Now that I've given my fellow liberal Democrats their just excoriation for deferring to the interests of teachers' unions over those of students in the public schools, I'll turn now to the misguided Republican opposition to No Child Left Behind that has emerged during the last half-decade.
For the first half-decade of the new millennium, following the overwhelming bipartisan passage of the No Child Left Behind Act of 2001, Republicans were strong supporters of No Child Left Behind. Here in Minnesota, Governor Tim Pawlenty was a strong supporter of the law, and he appointed a Minnesota Department of Education Commissioner, Cheri Pierson Yecke, with whom I made common cause in helping to draft the content area standards that gave rise to the Minnesota Comprehensive Assessments (MCAs). Conservatives such as William Bennett and Chester Finn, with whom Yecke had worked, posed themselves against proponents of so-called "progressive" education such as Alfie Kohn, Deborah Meier, and Theodore Sizer. Conservatives promoted education with strong subject area content and academic skills measured by standardized testing, while liberals tended to align themselves with the "progressive" approach to education, emphasizing student learning through cooperative groups pursuing projects focused on topics of high student interest and evaluated by portfolios and presentations.

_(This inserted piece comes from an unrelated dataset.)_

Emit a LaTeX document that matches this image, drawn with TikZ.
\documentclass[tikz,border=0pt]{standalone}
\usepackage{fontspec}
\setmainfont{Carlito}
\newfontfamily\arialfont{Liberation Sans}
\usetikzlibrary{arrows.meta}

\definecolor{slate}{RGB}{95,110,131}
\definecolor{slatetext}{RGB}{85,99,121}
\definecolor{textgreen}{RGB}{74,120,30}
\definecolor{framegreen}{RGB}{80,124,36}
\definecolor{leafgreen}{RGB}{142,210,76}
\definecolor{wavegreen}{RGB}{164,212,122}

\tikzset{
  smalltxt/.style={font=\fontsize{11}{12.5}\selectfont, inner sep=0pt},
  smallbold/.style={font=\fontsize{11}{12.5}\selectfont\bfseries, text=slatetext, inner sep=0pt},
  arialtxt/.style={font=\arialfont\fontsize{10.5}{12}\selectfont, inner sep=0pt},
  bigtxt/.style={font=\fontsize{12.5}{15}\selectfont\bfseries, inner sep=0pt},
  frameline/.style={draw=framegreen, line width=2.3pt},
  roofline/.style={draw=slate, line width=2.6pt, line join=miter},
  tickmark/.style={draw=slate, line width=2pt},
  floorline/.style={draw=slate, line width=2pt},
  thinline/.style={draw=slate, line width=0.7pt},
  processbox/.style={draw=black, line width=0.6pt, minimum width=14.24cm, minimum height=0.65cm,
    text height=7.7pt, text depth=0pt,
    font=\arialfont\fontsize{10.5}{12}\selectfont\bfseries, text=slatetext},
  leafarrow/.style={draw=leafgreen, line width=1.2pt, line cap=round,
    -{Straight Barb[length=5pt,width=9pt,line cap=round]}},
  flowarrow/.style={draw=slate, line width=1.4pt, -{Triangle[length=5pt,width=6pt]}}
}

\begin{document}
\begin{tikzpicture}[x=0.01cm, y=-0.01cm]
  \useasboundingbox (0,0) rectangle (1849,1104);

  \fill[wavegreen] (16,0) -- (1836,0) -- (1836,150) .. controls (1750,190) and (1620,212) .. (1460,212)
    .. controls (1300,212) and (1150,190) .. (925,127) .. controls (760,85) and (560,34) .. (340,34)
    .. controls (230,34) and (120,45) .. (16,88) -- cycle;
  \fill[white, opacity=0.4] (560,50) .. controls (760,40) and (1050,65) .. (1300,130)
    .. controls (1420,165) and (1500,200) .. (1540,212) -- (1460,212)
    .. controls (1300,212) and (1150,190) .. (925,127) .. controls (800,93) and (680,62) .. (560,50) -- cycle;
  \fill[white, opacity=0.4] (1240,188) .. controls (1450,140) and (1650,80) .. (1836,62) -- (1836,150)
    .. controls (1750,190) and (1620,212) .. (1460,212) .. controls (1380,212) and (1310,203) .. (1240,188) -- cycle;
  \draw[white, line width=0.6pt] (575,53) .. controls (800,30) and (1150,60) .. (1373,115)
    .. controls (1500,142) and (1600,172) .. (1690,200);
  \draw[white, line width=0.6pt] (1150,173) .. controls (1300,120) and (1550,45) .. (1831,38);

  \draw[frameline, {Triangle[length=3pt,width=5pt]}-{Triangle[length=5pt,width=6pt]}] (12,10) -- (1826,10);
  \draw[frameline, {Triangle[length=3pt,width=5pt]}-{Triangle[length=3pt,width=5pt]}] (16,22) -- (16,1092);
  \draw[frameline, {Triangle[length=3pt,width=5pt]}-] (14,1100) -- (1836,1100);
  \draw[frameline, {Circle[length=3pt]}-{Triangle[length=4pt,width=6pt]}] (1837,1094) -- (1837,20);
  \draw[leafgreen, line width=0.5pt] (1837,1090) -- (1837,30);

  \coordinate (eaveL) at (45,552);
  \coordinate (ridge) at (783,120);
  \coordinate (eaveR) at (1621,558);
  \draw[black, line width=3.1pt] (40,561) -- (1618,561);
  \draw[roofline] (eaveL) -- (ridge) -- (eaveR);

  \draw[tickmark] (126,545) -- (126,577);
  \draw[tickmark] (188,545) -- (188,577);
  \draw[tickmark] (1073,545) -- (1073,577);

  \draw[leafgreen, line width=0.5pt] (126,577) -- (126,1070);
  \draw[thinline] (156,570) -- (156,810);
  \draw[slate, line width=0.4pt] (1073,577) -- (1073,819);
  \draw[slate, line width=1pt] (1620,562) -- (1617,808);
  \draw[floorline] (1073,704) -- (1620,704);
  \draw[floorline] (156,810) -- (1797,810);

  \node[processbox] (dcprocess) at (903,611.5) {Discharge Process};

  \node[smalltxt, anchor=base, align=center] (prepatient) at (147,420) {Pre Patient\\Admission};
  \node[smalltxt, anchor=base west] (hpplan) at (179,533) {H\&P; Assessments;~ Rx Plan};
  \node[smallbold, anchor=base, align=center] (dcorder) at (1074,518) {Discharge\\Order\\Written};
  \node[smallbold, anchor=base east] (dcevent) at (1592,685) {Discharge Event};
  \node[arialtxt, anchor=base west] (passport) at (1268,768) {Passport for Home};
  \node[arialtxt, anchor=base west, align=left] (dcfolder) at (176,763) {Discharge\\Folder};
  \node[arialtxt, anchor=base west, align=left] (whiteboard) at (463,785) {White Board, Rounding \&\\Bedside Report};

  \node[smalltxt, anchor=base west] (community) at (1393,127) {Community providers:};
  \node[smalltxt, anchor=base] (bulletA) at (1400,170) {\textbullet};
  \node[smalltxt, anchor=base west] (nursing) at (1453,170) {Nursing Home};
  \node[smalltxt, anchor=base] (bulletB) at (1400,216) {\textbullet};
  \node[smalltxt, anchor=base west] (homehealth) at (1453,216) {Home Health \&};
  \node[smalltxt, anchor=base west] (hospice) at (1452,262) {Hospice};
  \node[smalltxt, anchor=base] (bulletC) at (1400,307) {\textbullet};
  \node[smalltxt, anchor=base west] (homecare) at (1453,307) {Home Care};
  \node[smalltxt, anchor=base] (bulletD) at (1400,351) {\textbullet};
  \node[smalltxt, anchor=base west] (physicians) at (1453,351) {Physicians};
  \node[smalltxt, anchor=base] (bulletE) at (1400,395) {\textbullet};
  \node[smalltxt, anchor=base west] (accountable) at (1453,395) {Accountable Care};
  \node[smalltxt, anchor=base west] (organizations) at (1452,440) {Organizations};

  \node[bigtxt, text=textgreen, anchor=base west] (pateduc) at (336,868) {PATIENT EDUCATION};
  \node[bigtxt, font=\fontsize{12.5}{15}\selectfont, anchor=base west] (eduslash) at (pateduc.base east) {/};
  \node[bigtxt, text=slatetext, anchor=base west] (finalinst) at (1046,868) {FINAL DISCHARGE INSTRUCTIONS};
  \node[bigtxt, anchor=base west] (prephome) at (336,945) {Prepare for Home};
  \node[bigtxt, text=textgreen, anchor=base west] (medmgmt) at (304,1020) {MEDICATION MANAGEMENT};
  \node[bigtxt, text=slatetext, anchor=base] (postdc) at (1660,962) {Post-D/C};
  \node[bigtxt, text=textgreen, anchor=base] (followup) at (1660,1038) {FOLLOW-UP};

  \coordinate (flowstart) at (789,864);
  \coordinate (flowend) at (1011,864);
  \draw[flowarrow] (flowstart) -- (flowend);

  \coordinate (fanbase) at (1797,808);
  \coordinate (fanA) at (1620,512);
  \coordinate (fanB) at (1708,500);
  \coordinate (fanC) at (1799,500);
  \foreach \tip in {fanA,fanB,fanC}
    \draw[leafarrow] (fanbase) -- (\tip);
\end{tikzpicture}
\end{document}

Conservatives were therefore on solid ground during this first half-decade following the passage of No Child Left Behind; interestingly enough, they often drew heavily from the work of my fellow liberal Decmocrat, E. D. Hirsch, the founder of the Core Knowledge Foundation and the most articulate proponent of education based on strong subject area content. But Hirsch also argues that we would be much better off with a nationally consistent curriculum offered throughout the United States in the manner of the best educational systems of East Asia and Europe.
In many ways, No Child Left Behind seemed to move in this direction, by at least asserting that students across the nation should be tested for their acquisition of skill and knowledge sets appropriate at given grade levels. Tests for such knowledge and skill acquisition emanated from people working at the state level, but federal government officials evaluated the suitability of these tests, and investigated whether there was follow-through on the federally mandated steps to be taken if students at particular schools performed below grade level on the tests.

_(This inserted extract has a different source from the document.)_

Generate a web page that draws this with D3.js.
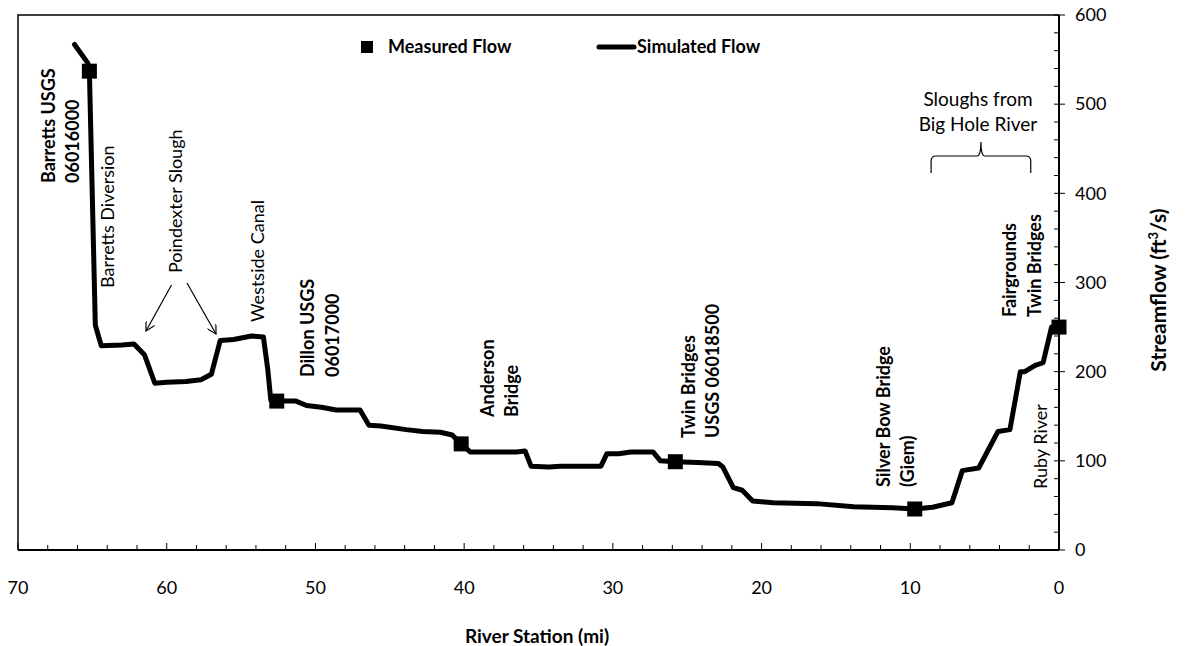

And it was on this matter of federal mandates that conservative Republican support for No Child Left Behind eventually wavered. With the usual conservative failure to realize the benefits that flow from strong national government programs ensuring citizen health and education, Republicans came to see key measures of No Child Left Behind as an intrusion of the federal government that preempted state and local prerogatives.
For reasons that I shall explore more fully in coming articles, the perception of local control in public school systems of the United States is an illusion. We in fact have a nationally consistent system, not in curriculum, but in the lack thereof. This is because teachers are trained much the same way by education professors at universities across the nation who virtually universally embrace the "progressive" approach that reviles education based on subject area content and measurable achievement through standardized testing.
Thus, without realizing it, conservatives who think that the elimination of No Child Left Behind will result in more local control are actually returning control to education professors and the nationally consistent "progressive" approach that has done so much to harm students in the United States, especially children from economically challenged families at the nation's urban core.